No capítulo 11 de O Capital, "Cooperação", Marx delimita que a direção capitalista sobre o processo produtivo não é apenas uma decorrência formal do modo de produção capitalista, mas uma função interior ao funcionamento do capitalismo como organização social. De um lado, a concentração de capital na mão de um único capitalista permite o acesso a estratégias de produção de mais-valor relativo que não seriam acessíveis a um proprietário médio com baixo poder de investimento -- a cooperação sendo uma delas. De outro, como a cooperação dos trabalhadores aparece para eles como "mero efeito do capital que os emprega simultaneamente", já que "a interconexão de suas funções e sua unidade como corpo produtivo total reside fora deles, no capital, que os reúne e os mantém unidos", torna-se necessária uma supervisão de todo o trabalho para que ele seja feito da maneira mais produtiva possível (que desperdice o mínimo possível de matéria-prima, que utilize da melhor maneira dado tempo de trabalho, etc). Essa duplicidade da direção capitalista decorre da duplicidade do próprio processo produtivo: processo de trabalho, mas também processo de valorização.

No entanto, apesar de também afetar o processo de trabalho, essa função da direção capitalista se dá, em primeiro lugar, como um função do processo de valorização, cuja instauração plena depende, assim como é condição para, a instauração do capitalismo. À primeira vista, afirmar que a existência da função da direção capitalista depende da existência do capitalismo parece tautológico; no entanto, demonstrar como essa função faz parte da essência formal do processo de valorização é também mostrar tanto que ela não afeta o processo de trabalho senão em seu conteúdo, permanescendo sua forma inalterada, quanto que o processo de valorização produz uma forma de alienação do trabalho diferente daquela produzida pelo processo de trabalho e que se apoia nesta última.

Segundo a definição marxiana do processo de trabalho, ele é tal que "seu objetivo[...] determina, como lei, a espécie e o modo de sua atividade e[, a ele, o trabalhador] tem de subordinar sua vontade.” Esse objetivo, longe de ser estabelecido por um "ato de consciência" do próprio trabalhador, aparece como uma determinação externa ao processo de trabalho, vinda do campo social.

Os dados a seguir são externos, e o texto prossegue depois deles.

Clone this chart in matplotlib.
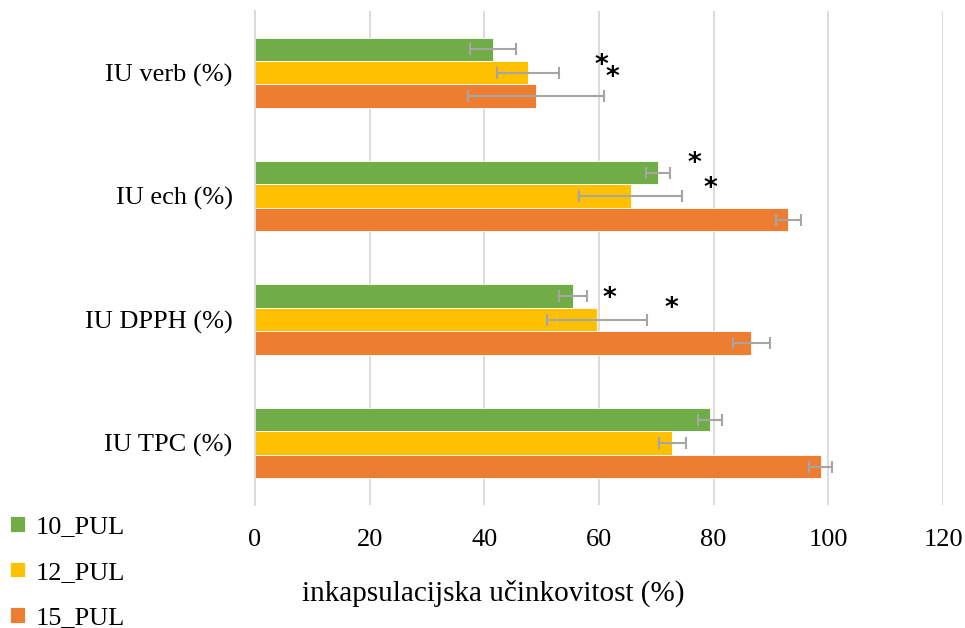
import matplotlib
matplotlib.use("Agg")
import matplotlib.pyplot as plt
import numpy as np

categories = ["IU TPC (%)", "IU DPPH (%)", "IU ech (%)", "IU verb (%)"]
series_names = ["10_PUL", "12_PUL", "15_PUL"]
vals_10 = [79.3, 55.5, 70.3, 41.5]
err_10 = [2.1, 2.4, 2.1, 4.0]
vals_12 = [72.8, 59.6, 65.5, 47.6]
err_12 = [2.4, 8.7, 8.9, 5.4]
vals_15 = [98.7, 86.6, 93.0, 49.0]
err_15 = [2.0, 3.3, 2.2, 11.8]
xticks = [0, 20, 40, 60, 80, 100, 120]
xlabel = "inkapsulacijska učinkovitost (%)"
star_x = [60.4, 62.3, 76.7, 79.5, 61.9, 72.6]
star_y = [3.053, 2.96, 2.259, 2.057, 1.166, 1.085]

colors = ["#70AD47", "#FFC000", "#ED7D31"]
plt.rcParams['font.family'] = ['Liberation Serif', 'DejaVu Serif']

fig = plt.figure(figsize=(9.65, 6.28), dpi=100)
ax = fig.add_axes([0.2642, 0.196, 0.713, 0.7865])

y = np.arange(len(categories))
h = 0.19
offsets = [h, 0, -h]
allv = [vals_10, vals_12, vals_15]
alle = [err_10, err_12, err_15]
for i in range(3):
    ax.barh(y + offsets[i], allv[i], height=h, color=colors[i],
            edgecolor='white', linewidth=0.6, label=series_names[i], zorder=2)
    ax.errorbar(allv[i], y + offsets[i], xerr=alle[i], fmt='none',
                ecolor='#A5A5A5', elinewidth=1.5, capsize=4, capthick=1.5, zorder=3)

for sx, sy in zip(star_x, star_y):
    ax.text(sx, sy, "*", fontsize=19, ha='center', va='center', color='black',
            family=['DejaVu Sans'], fontweight='bold', zorder=4)

ax.set_xlim(0, 120)
ax.set_ylim(-0.5, 3.5)
ax.set_xticks(xticks)
ax.set_xticklabels([str(t) for t in xticks], fontsize=19)
ax.set_yticks(y)
ax.set_yticklabels(categories, fontsize=19)
ax.tick_params(axis='both', length=0)
ax.tick_params(axis='x', pad=17)
ax.tick_params(axis='y', pad=16)
ax.grid(axis='x', color='#D9D9D9', linewidth=1.3, zorder=0)
ax.set_axisbelow(True)
for s in ['top', 'right', 'bottom']:
    ax.spines[s].set_visible(False)
ax.spines['left'].set_color('#D9D9D9')
ax.spines['left'].set_linewidth(1.3)

fig.text(0.511, 0.055, xlabel, fontsize=21, ha='center', va='center')

handles, labels = ax.get_legend_handles_labels()
leg = fig.legend(handles, labels, loc='lower left', bbox_to_anchor=(-0.014, -0.04),
                 frameon=False, fontsize=19, handlelength=0.55, handleheight=0.55,
                 handletextpad=0.4, labelspacing=0.88)

fig.savefig("out.png", dpi=100)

Se abandonarmos os devaneios liberais que Marx apelidou de "robinsonadas", veremos que, desde os modos de produção baseados na subsistência e no trabalho familiar ou tribal, o trabalhador não trabalha para suprir necessidades imediatamente suas, mas, abstratamente, as de toda a formação social que ele compõe. Para ele, o "fim" de sua atividade enquanto tal não é que apenas ele mesmo goze do valor de uso produzido, mas que ele supra parte (por mais ínfima que seja) das necessidades sociais gerais, de modo que possa haver uma separação de vários graus entre o produtor e o consumidor. Essa separação entre o trabalhador e o objetivo do seu trabalho, que é a primeira forma de alienação do trabalho, é inerente ao processo de trabalho e, portanto, se encontra em toda e qualquer formação social independente do modo como se organize.

A circulação econômica capitalista só pode se instalar pressuponto essa separação prévia entre o produtor e o consumidor, o que Marx demonstra pormenorizadamente no capítulo 4 de O Capital. Deve-se, portanto, refazer o nexo entre essa forma de circulação econômica, que só pode se instalar com a instalação simultânea do processo de valorização, e aquilo que é classicamente entendido como a forma de alienação do trabalho própria do modo de produção capitalista.